After getting back to camp and watching a YouTube instructional video on how to peel and eat crawfish, we were still going about it like west coasters. Fortunately for us, a kind local neighbor came to our rescue and showed us how to correctly (how to not waste the majority of the good stuff inside) peel and shuck and suck out the guts of the little fellas.
The next day, we hit the road for New Orleans and real beds in an Airbnb rental close to the Garden District. When we rented the place, the owner sent several emails warning us about the location. When we checked it out online, we saw that the Central City location seemed just about right for us, since our favorite thing about renting a place is the opportunity to live like a local.
Southern Hospitality in New Orleans
We must have been at the house for an hour before someone pounded on the metal security door. The door opened to a guy in his 50’s, standing there rocking the middle aged Harley look (bandana, black t-shirt and a vest, black jeans, motorcycle boots, scraggly long hair and mustache). He seemed harmless enough so we opened the door and he rushed in, excited to tell us that his Harley was on the sidewalk next to our trailer on the street and that he would be watching Cicak for us, to make sure that “no one messes with it”.

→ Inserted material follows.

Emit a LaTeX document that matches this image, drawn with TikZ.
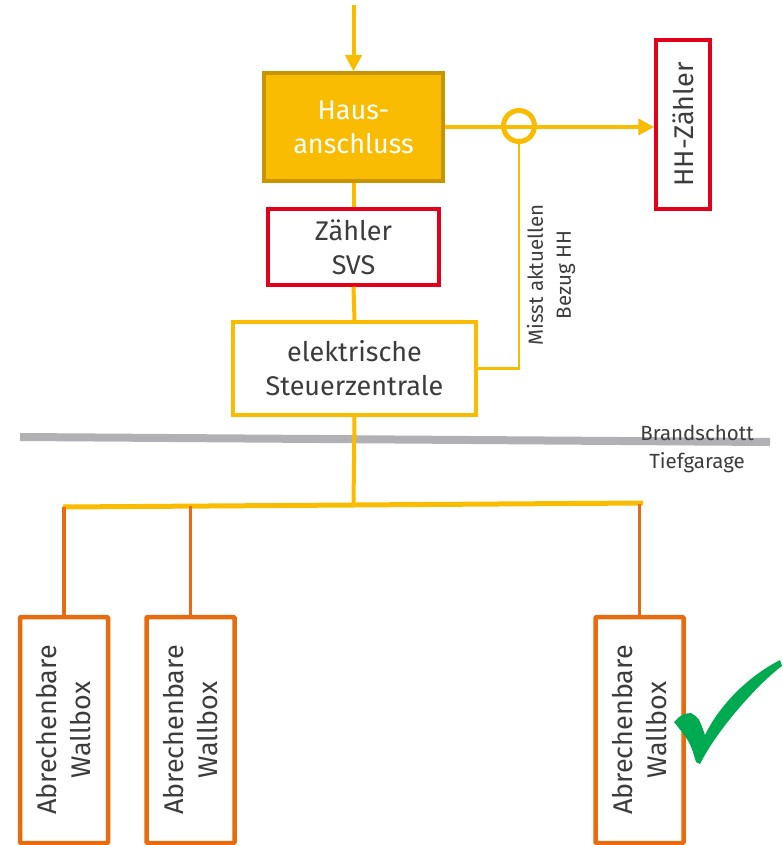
\documentclass[tikz,border=0pt]{standalone}
\usepackage{fontspec}
\setmainfont{Fira Sans}
\definecolor{hausYellow}{RGB}{249,188,0}
\definecolor{hausDark}{RGB}{200,148,0}
\definecolor{zaehlerRed}{RGB}{227,0,27}
\definecolor{wallOrange}{RGB}{232,107,16}
\definecolor{checkGreen}{RGB}{0,170,80}
\definecolor{schottGray}{RGB}{177,176,181}
\definecolor{textGray}{RGB}{60,60,60}
\usetikzlibrary{arrows.meta,positioning,calc}

\begin{document}
\begin{tikzpicture}[
    x=1pt, y=-1pt,
    box/.style={draw, line width=3.5pt, align=center, text=textGray,
                font=\fontsize{27}{34}\selectfont, inner sep=0pt},
    zaehler/.style={box, draw=zaehlerRed},
    wallbox/.style={box, draw=wallOrange, line width=4.5pt, rounded corners=1pt,
                    rotate=90, minimum width=226pt, minimum height=88pt},
    feed/.style={draw=hausYellow, line width=4pt},
    drop/.style={draw=wallOrange, line width=3.5pt},
    note/.style={align=center, text=textGray, font=\fontsize{20.5}{28}\selectfont}
  ]
  \useasboundingbox (0,0) rectangle (782,845);

  % house connection
  \coordinate (in) at (353.5,5);
  \node[box, fill=hausYellow, draw=hausDark, text=white, minimum width=179pt,
        minimum height=108pt] (haus) at (353.5,127) {Haus-\\anschluss};
  \node[zaehler, rotate=90, minimum width=169pt, minimum height=54pt]
    (hh) at (683,124.5) {HH-Zähler};
  \node[zaehler, minimum width=171pt, minimum height=76pt]
    (svs) at (353.5,247) {Zähler\\SVS};
  \node[box, draw=hausYellow, minimum width=243pt, minimum height=93pt]
    (steuer) at (354.5,368.5) {elektrische\\Steuerzentrale};

  \draw[feed, -{Triangle[length=16pt,width=16pt]}] (in) -- (haus.north);
  \draw[feed, -{Triangle[length=16pt,width=16pt]}] (haus.east) -- (haus.east -| hh.north);
  \node[circle, draw=hausYellow, line width=5pt, minimum size=31pt, inner sep=0pt]
    (meter) at (519,126) {};
  \draw[draw=hausYellow, line width=2.5pt] (meter.south) |- (steuer.east);
  \node[note, rotate=90] (misst) at (551,275) {Misst aktuellen\\Bezug HH};

  \draw[feed] (haus.south) -- (svs.north);
  \draw[feed] (svs.south) -- (steuer.north);

  % fire wall
  \draw[schottGray, line width=8pt] (20,437) -- (770,442);
  \node[note] (schott) at (697,449) {Brandschott\\Tiefgarage};

  % distribution to wallboxes
  \coordinate (bus) at (353.5,505);
  \coordinate (busL) at (63,507);
  \coordinate (busR) at (643,503);
  \draw[feed] (steuer.south) -- (bus);
  \draw[feed, line width=5pt] (busL) -- (busR);

  \node[wallbox] (wb1) at (64,730) {Abrechenbare\\Wallbox};
  \node[wallbox] (wb2) at (190.5,730) {Abrechenbare\\Wallbox};
  \node[wallbox] (wb3) at (639.5,730) {Abrechenbare\\Wallbox};

  \coordinate (j1) at (64,507);
  \coordinate (j2) at (190.5,506);
  \coordinate (j3) at (639.5,504);
  \draw[drop] (j1) -- (wb1.east);
  \draw[drop] (j2) -- (wb2.east);
  \draw[drop] (j3) -- (wb3.east);

  % check mark
  \fill[checkGreen] (674,722) .. controls (682,714) .. (691,713)
    .. controls (699,718) .. (705,735) .. controls (718,708) and (745,678) .. (780,660)
    -- (782,666) .. controls (760,682) and (718,728) .. (700,764) -- (696,762)
    .. controls (690,742) .. (674,722) -- cycle;
\end{tikzpicture}
\end{document}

This was the first of many friendly encounters with our neighbors, including a sweet woman in her late 70’s who wanted us to know that she couldn’t believe that the police would be inhospitable enough to go and put a boot on our trailer! We explained that the boot is ours and is a theft deterrent (like a club for a car) and then went on to have a conversation about her fascinating life, growing up in New Orleans.
In our days and nights in New Orleans, as you might expect, we did a lot of walking, gawking, and stuffing our faces.
Jason even tried something new.
One highlight was a meander through the oak-lined Garden District and the antebellum Victorian mansions that transported us back to the time– just after the Louisiana Purchase–when this neighborhood was built to separate the cotton, sugar, and shipping magnates from the Europeans down in the French Quarter. This is also where we found the Lafayette #1 cemetery.
We also took the trolley into the city, walked the prerequisite block down Bourbon Street and though the French Quarter for a taste of the city.
Later, we happily departed for Frenchmen Street, feeling far away from the neon of the French Quarter as we followed the rustic wooden bar signs to the live music—blues, jazz, funk— pumping out of every doorway. Great music, food, and dancing? Yes, please! We could have spent days sampling the music on offer.
Music, Cotton, and Ribs in Ferriday
Our destination for this day trip was the Frogmore Cotton Plantation. We learned more about life on the plantation, cotton growing (including Eli Whitney’s gin, of course), sharecropping, and slave culture. This was another time that we felt so lucky to experience the links to the past. We will leave this year feeling more deeply rooted to our American history and hope that Indi will continue to feel grounded even as we live far away from home.
Before heading back across the mighty Mississippi, we stopped at the Delta Music Museum to learn more about the musical heritage of the Mississippi River Delta Region. After the museum, we just had to stop at the Butt Hut, for some of the best pulled pork we’ve had–so far.
If we had to choose one state to explore more deeply, it would be Louisiana. We left reluctantly, with the dual promise to return one day and the siren call of Mississippi calling us north.